» **The exercise**
Track down the lines that contain "picture" and copy them.

» **Data listing**
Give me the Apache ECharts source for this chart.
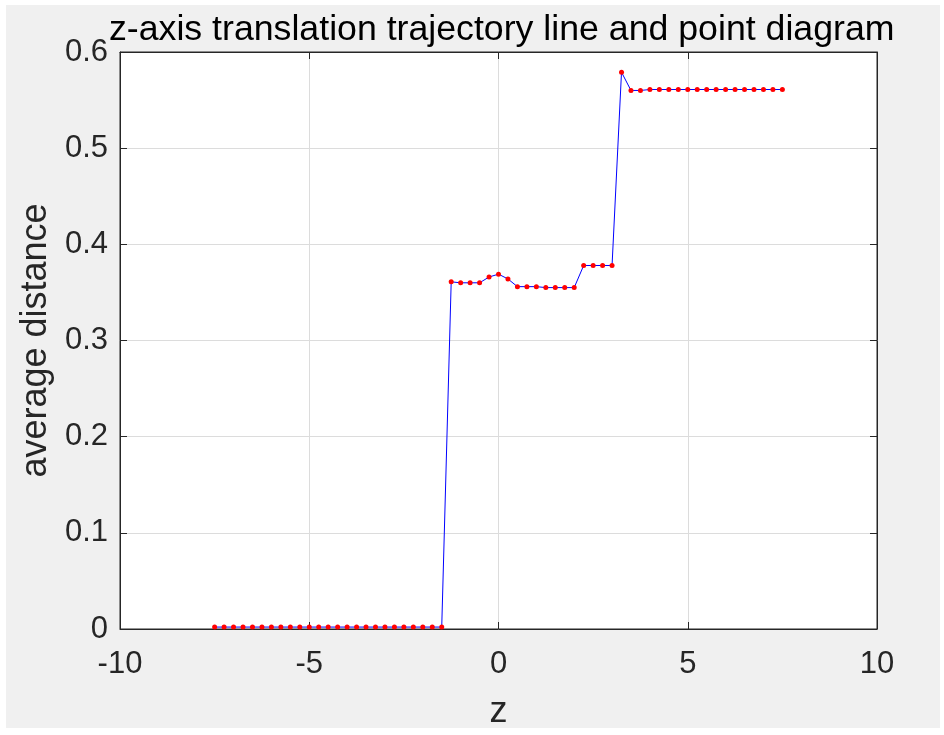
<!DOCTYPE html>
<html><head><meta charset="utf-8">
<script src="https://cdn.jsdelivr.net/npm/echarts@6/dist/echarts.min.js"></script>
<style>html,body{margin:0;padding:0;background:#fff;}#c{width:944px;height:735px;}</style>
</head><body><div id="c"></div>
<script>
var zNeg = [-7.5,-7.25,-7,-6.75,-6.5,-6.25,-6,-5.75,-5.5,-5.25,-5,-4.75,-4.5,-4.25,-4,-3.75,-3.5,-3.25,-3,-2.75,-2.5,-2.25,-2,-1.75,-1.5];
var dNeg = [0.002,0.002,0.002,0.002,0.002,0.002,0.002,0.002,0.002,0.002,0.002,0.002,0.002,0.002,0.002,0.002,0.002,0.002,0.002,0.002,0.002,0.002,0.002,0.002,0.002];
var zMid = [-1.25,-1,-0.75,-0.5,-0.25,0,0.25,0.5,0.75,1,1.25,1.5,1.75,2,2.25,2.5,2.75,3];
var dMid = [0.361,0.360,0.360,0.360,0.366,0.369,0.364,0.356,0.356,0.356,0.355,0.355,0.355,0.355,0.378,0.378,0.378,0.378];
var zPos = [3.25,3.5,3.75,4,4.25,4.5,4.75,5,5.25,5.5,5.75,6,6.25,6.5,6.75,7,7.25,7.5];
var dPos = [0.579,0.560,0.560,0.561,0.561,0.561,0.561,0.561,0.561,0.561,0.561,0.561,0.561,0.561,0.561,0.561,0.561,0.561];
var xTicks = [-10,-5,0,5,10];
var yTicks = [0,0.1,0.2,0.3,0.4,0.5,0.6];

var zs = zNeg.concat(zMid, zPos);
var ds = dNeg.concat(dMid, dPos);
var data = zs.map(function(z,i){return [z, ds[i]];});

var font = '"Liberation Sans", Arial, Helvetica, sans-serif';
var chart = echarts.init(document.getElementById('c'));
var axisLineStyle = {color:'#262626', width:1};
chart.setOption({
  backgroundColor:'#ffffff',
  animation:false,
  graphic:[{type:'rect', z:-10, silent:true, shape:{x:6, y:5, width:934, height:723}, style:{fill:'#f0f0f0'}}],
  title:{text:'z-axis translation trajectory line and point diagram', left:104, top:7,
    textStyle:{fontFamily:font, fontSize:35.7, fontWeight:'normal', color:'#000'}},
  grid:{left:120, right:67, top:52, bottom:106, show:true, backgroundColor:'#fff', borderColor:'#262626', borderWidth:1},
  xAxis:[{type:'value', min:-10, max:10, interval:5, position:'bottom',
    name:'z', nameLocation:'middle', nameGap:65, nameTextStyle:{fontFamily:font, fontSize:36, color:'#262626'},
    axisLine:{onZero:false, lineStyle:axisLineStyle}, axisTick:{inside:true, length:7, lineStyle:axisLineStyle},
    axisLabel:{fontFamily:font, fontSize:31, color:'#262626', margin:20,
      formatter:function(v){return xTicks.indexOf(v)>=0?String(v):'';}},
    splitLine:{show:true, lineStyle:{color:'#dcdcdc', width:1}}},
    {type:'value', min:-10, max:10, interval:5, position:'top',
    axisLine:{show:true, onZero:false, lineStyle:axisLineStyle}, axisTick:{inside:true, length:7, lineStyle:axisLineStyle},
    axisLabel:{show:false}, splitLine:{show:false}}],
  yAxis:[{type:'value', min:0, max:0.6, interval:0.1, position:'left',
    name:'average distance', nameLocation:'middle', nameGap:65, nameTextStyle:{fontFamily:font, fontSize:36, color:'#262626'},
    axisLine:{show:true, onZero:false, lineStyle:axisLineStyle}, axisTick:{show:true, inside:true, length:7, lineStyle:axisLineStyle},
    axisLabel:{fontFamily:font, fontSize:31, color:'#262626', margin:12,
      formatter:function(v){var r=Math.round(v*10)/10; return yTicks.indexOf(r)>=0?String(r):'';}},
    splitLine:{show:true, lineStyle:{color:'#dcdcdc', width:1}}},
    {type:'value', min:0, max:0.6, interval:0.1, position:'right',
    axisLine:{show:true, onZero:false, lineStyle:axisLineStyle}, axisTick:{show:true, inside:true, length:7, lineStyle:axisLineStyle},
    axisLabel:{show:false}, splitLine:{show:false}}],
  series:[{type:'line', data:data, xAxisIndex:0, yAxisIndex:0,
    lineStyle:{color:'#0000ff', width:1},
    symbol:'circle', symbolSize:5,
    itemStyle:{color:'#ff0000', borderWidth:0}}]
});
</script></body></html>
* * *
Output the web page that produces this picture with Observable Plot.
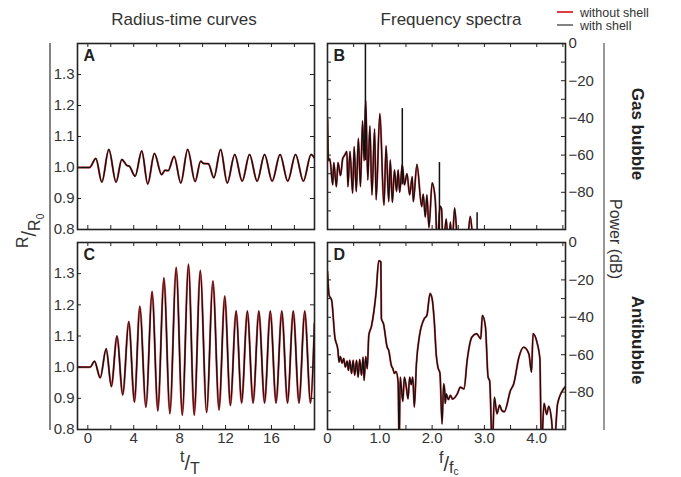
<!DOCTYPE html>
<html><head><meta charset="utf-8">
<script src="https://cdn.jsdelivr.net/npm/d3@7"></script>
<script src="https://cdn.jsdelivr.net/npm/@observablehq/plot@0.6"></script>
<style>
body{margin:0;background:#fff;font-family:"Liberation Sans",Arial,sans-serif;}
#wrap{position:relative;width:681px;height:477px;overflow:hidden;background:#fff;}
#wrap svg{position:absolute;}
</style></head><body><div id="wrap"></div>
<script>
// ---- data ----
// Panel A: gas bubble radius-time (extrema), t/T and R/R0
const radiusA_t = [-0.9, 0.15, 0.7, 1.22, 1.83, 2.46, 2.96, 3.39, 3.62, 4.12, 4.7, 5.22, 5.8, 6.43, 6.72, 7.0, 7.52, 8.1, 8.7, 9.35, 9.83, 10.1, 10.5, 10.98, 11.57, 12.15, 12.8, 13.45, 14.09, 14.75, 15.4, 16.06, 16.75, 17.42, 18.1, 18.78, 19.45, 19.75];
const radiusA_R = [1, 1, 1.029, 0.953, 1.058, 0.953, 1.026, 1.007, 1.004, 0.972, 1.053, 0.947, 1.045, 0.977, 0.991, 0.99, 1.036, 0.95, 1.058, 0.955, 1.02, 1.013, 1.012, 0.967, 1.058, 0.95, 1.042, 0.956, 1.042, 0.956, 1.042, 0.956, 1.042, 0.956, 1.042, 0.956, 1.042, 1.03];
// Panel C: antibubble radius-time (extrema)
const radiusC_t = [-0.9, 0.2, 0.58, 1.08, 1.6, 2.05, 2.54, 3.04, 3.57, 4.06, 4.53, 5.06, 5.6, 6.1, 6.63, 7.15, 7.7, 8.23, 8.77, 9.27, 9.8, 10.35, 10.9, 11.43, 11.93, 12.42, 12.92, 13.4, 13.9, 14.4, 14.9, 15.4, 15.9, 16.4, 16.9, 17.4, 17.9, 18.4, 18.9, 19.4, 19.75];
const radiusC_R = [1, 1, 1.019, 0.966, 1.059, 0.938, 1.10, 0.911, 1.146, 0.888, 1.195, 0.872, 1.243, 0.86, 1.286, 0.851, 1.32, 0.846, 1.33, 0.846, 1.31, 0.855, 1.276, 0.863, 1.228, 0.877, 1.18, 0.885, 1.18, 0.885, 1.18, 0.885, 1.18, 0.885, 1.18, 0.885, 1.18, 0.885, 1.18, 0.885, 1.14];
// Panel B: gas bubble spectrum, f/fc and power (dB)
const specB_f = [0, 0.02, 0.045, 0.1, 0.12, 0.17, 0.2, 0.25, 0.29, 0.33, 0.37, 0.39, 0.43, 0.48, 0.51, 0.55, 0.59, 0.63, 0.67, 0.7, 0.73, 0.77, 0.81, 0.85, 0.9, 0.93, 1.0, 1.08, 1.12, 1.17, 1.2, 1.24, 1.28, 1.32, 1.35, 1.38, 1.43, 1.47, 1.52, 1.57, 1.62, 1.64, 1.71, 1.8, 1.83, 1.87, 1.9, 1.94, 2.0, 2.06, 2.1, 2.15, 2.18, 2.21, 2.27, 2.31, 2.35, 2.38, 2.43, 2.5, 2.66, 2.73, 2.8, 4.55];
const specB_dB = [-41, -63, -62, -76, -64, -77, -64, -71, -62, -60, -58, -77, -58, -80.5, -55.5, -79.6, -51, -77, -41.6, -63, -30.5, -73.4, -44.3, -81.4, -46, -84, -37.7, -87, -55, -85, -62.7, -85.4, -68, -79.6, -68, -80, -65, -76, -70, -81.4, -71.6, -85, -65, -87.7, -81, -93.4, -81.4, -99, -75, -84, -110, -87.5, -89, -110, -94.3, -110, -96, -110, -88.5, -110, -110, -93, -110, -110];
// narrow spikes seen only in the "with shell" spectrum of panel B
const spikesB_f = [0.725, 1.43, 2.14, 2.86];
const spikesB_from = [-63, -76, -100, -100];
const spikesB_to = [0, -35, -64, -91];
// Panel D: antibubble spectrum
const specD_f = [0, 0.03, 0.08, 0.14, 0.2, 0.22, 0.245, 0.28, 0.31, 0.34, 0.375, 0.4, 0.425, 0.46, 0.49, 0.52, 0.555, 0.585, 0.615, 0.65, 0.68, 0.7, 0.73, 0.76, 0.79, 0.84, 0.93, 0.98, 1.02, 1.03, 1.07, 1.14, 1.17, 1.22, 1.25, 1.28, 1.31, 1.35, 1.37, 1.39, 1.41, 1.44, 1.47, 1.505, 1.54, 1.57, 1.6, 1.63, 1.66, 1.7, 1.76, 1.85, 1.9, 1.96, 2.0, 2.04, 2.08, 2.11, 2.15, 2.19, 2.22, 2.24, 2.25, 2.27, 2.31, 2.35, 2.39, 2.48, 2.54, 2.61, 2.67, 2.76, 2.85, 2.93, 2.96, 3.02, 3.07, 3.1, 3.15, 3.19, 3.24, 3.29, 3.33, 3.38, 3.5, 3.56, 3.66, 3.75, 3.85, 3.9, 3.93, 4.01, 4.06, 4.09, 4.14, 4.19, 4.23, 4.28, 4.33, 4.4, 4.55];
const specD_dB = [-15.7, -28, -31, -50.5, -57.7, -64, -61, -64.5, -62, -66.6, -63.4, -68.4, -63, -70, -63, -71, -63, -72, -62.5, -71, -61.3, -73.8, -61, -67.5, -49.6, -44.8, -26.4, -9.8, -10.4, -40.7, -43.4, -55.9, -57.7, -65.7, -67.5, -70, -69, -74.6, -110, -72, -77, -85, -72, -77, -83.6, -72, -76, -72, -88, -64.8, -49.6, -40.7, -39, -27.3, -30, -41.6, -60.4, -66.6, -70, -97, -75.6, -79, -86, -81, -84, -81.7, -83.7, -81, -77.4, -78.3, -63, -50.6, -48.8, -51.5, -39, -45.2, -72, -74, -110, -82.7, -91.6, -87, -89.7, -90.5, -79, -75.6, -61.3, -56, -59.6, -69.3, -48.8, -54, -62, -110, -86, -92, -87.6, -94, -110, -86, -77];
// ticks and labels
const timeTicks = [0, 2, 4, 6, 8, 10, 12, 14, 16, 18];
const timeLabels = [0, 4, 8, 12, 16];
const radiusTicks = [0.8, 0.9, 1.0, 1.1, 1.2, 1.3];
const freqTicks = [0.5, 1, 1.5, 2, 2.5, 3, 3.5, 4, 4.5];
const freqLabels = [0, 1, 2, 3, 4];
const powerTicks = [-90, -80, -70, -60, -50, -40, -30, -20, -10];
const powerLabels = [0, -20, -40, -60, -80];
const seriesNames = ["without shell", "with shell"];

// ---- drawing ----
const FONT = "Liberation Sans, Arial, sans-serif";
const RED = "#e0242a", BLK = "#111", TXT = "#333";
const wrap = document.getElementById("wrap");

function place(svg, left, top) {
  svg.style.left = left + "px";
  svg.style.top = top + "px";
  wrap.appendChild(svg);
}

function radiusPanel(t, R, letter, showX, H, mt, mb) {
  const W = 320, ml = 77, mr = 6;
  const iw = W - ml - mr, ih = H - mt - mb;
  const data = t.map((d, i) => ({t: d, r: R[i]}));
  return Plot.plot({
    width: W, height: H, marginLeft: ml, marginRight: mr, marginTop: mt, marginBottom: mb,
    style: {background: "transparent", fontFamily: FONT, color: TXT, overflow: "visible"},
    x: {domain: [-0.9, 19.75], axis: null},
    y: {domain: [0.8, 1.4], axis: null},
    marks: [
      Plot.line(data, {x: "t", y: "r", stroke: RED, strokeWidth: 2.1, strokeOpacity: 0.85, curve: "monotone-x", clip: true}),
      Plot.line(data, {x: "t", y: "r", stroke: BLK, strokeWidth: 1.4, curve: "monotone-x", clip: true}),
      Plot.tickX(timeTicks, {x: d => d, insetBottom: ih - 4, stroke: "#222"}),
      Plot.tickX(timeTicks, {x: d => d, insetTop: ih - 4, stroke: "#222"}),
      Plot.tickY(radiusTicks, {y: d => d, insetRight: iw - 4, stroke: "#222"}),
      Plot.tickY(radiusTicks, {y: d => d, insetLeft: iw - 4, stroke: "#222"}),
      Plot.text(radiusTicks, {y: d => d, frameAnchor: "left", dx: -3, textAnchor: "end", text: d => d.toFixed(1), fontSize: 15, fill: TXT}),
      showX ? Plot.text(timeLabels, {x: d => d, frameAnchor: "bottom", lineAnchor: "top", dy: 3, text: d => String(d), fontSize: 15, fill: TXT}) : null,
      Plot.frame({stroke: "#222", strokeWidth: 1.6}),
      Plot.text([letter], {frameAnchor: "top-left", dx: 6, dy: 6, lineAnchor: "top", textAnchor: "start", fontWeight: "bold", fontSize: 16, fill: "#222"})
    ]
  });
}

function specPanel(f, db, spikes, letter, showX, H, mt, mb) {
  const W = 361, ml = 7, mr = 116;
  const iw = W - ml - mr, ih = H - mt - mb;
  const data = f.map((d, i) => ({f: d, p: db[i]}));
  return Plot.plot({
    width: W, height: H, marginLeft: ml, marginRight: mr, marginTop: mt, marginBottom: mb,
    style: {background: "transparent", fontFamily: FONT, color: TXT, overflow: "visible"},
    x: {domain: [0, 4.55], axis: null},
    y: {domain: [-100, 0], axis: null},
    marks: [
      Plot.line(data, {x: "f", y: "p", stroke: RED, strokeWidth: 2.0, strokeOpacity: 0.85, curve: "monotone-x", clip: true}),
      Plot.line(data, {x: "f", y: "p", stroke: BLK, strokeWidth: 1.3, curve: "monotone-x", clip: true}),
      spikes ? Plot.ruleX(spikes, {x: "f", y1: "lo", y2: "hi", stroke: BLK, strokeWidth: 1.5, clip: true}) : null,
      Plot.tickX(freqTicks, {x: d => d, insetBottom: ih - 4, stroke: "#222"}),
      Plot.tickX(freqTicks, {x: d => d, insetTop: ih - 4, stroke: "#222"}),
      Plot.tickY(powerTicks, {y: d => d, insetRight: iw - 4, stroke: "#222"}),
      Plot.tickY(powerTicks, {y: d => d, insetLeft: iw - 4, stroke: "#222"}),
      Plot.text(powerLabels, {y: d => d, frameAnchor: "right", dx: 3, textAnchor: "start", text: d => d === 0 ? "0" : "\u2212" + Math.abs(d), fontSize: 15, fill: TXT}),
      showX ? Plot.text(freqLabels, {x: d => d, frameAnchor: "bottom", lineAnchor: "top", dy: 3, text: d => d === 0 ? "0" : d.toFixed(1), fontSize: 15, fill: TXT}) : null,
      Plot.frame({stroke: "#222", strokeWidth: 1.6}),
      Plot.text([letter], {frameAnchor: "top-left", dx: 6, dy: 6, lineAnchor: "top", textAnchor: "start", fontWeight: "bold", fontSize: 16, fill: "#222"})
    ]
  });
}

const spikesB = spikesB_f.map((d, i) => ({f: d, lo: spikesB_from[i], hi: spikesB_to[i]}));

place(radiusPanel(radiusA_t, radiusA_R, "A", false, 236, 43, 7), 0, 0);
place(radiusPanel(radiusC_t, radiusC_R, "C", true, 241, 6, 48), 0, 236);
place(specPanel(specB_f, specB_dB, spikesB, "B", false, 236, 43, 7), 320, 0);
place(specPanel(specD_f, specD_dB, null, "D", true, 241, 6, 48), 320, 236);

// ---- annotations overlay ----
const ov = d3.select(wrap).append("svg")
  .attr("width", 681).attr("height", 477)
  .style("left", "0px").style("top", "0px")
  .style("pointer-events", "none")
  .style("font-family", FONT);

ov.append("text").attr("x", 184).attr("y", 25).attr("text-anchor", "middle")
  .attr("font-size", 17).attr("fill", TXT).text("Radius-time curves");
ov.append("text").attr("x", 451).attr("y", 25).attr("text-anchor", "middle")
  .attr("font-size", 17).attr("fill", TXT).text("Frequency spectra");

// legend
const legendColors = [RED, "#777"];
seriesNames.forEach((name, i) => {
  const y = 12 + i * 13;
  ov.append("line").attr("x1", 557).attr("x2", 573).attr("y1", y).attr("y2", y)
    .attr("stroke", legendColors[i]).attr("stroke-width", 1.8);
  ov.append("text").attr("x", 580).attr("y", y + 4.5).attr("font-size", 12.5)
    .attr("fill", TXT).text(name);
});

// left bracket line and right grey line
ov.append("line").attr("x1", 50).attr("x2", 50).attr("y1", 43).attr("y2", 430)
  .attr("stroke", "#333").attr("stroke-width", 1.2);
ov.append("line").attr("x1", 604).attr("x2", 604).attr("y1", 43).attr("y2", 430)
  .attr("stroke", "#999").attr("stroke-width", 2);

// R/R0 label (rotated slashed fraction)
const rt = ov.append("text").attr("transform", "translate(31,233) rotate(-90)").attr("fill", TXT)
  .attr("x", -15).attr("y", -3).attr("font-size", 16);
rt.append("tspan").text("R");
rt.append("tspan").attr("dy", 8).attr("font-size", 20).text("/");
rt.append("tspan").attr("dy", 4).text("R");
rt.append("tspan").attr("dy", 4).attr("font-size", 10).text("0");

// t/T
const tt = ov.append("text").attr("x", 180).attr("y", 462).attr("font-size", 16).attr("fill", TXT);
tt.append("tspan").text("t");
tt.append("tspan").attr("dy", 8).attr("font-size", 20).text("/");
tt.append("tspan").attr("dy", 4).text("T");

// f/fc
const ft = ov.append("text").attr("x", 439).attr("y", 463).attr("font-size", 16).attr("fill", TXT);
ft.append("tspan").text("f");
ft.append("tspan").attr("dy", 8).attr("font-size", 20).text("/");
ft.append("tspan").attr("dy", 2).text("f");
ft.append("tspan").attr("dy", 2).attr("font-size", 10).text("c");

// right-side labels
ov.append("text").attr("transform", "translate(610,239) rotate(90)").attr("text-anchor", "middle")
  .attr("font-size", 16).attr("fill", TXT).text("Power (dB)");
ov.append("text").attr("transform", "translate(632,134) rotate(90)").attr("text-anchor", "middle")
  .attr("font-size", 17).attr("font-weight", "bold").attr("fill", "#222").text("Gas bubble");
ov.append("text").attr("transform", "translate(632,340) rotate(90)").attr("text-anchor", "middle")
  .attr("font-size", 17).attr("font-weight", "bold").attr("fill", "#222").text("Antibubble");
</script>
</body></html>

» **Output of the exercise**
Output the web page that produces this picture with Observable Plot.

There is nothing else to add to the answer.